Quel beau livre que cette chronique de la vie d’une aïeule racontée par un petit-fils de 58 ans ! Dans les années 1970, Lyman Ward, professeur d’histoire à la retraite frappé par la maladie, décide d’entreprendre la biographie de sa grand-mère, Susan Burling qui, en 1876, unira sa destinée à celle d’Oliver Ward, ingénieur et bâtisseur de l’Ouest sauvage, dont elle suivra les pérégrinations jusque dans les villages miniers peuplés de chercheurs d’or rustauds. Artiste raffinée jouissant d’une certaine renommée, Susan Burling Ward, pendant son long exil, restera cependant en contact avec sa grande amie – pour ne pas dire son âme sœur – Augusta Drake de même qu’avec son mari, Thomas Hudson, tandis qu’elle se collettera avec la rude école de la vie de pionnière.

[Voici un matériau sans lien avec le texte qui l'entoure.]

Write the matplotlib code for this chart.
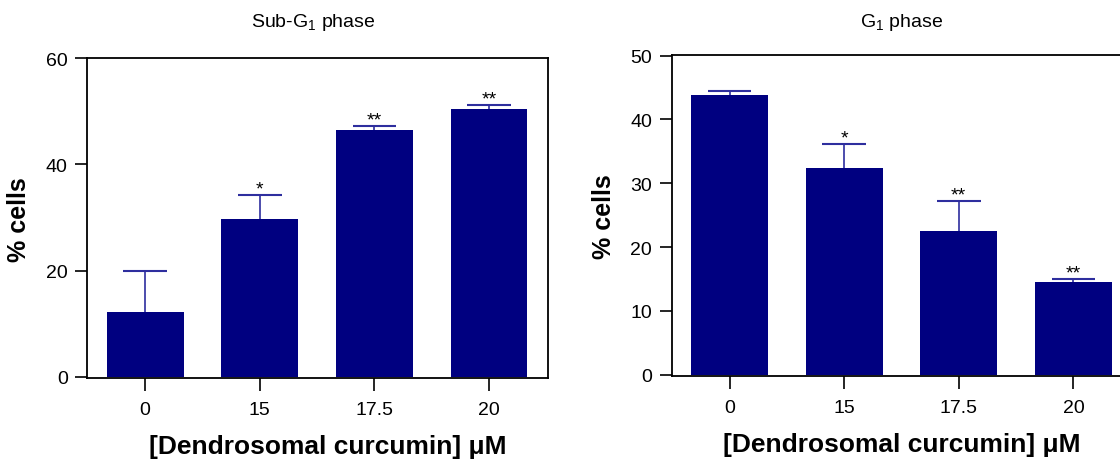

C’est avec un souci du détail et une sensibilité remarquable que Wallace Stegner nous dresse le portrait d’une femme non moins remarquable dont les choix de vie l’ont contrainte à ne se réaliser qu’en partie et avec difficulté. À partir de la correspondance de sa grand-mère, Lyman Ward évoque les années de labeur que le couple de ses grands-parents vécut, à la dure, au milieu des paysages majestueux de l’Ouest américain. Par moments, on se croirait le spectateur suffoquant dans la poussière d’un western de notre enfance : « C’est alors qu’apparut là-haut, au détour de la courbe, une paire de chevaux lancés au galop, puis deux autres et deux autres encore, suivis enfin d’une diligence violemment bringuebalée. Le cerclage des roues produisant des gerbes d’étincelles sur la roche. Susan, horrifiée, se dit que les chevaux devaient être emballés. »
Un pavé de 700 pages sans longueurs dont les descriptions pittoresques charment et instruisent tout à la fois… Pas étonnant que Wallace Stegner ait reçu le Prix Pulitzer pour Angle of Repose dont les éditions Phébus nous offrent ici une très belle traduction.